The important issue here is the value of K for the number of times the loop body is executed.
1. In the worst case, K = N, where N is the number of elements in the table; this occurs when the table is filled with entries that have keys that all collide.
2. In the best case, K = 1; this occurs where there are no collisions.
3. In the average case, K = c << N; this occurs where the number of collisions is a constant factor, independent of the table size.
Overall, the worst case, and hence the big-Oh performance of hash table entry must be stated as O(N).

Empirical running times.
1. An analytic timing function gives us a general formula for how long we expect a function to take when it executes.
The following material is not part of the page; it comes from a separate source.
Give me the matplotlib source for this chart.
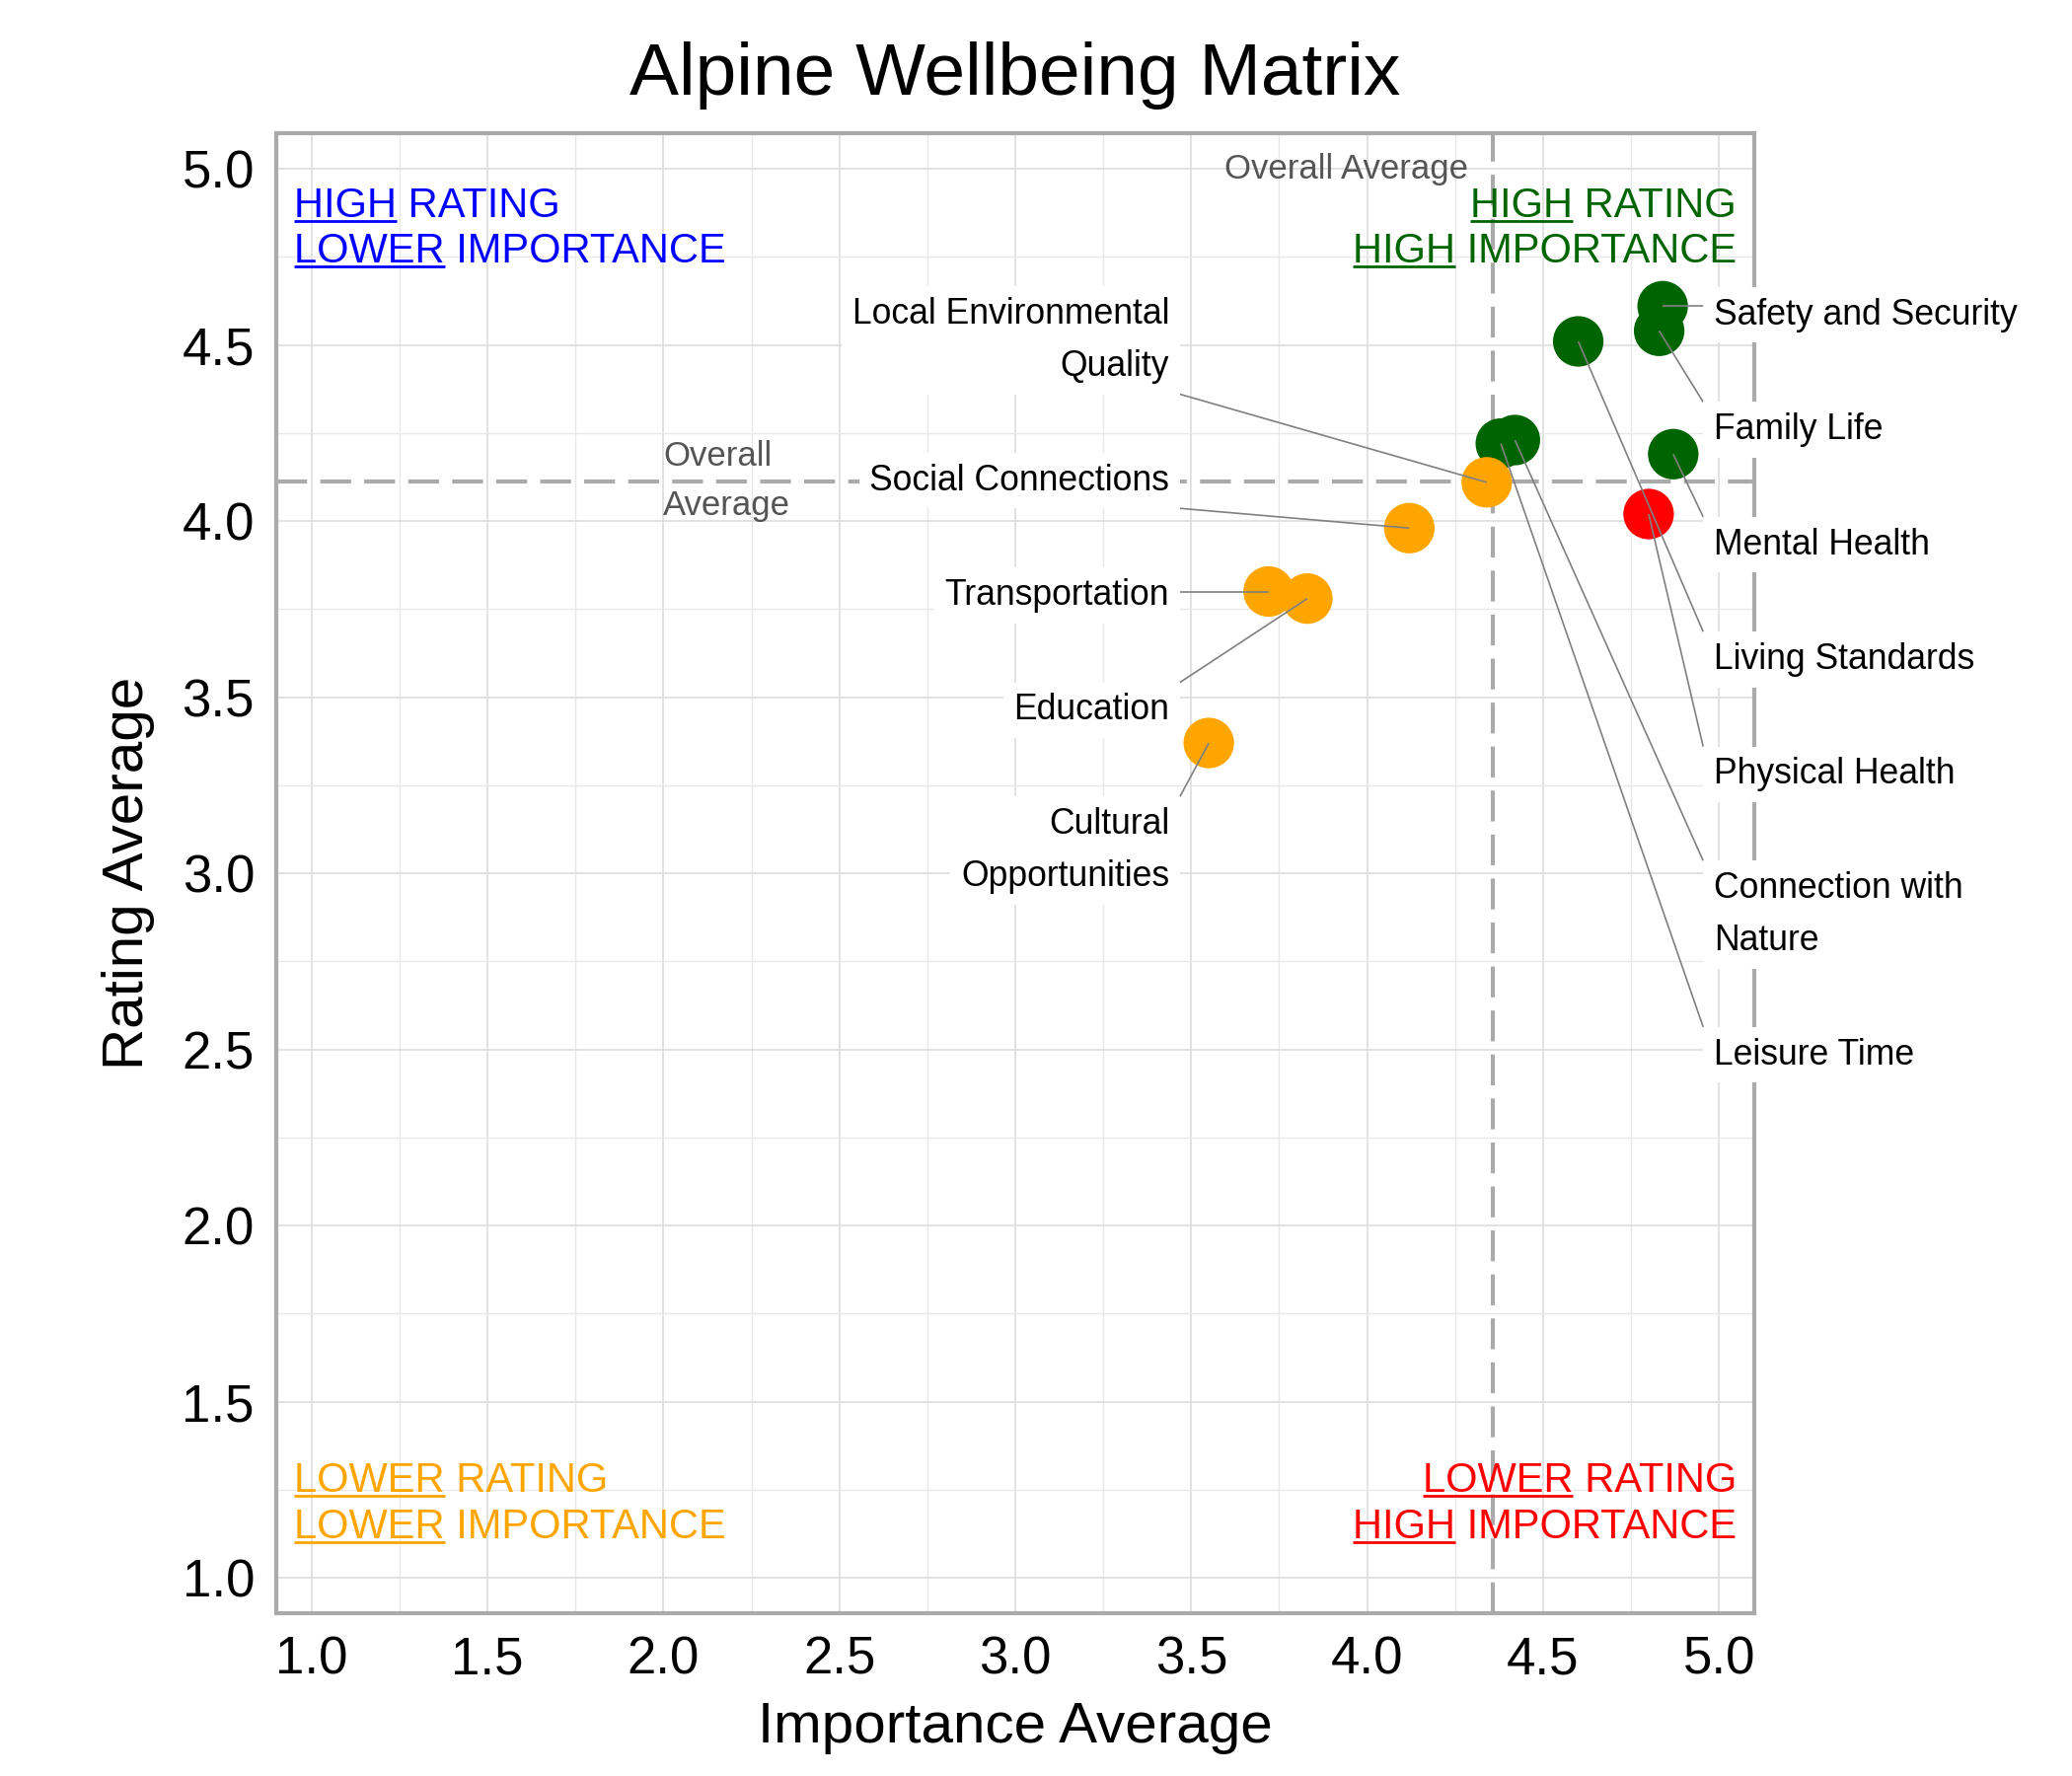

2. We could get a hard number from an analytic timing function by assigning concrete values to the running time constants, based on what we know about how long the different programming language constructs take to execute.
  1. Such timing numbers require internal knowledge about how compilers work and how compiled code executes on different computer architectures.
  2. These kind of hard numbers can be hard to come by.
3. Therefore, the typical way to obtain actual running time numbers is to use a time-gathering library function of some form on an executing program.
  1. In the case of Java, the timing function is the method System.timeInMillis, which returns the current time of day in milliseconds.
  2. By bracketing a computation with calls to timeInMillis, actual timing numbers are obtained.
4. The general approach to obtaining empirical timing numbers is to run a subject program with a systematically varying problem size; we will examine this kind of measurement in lab.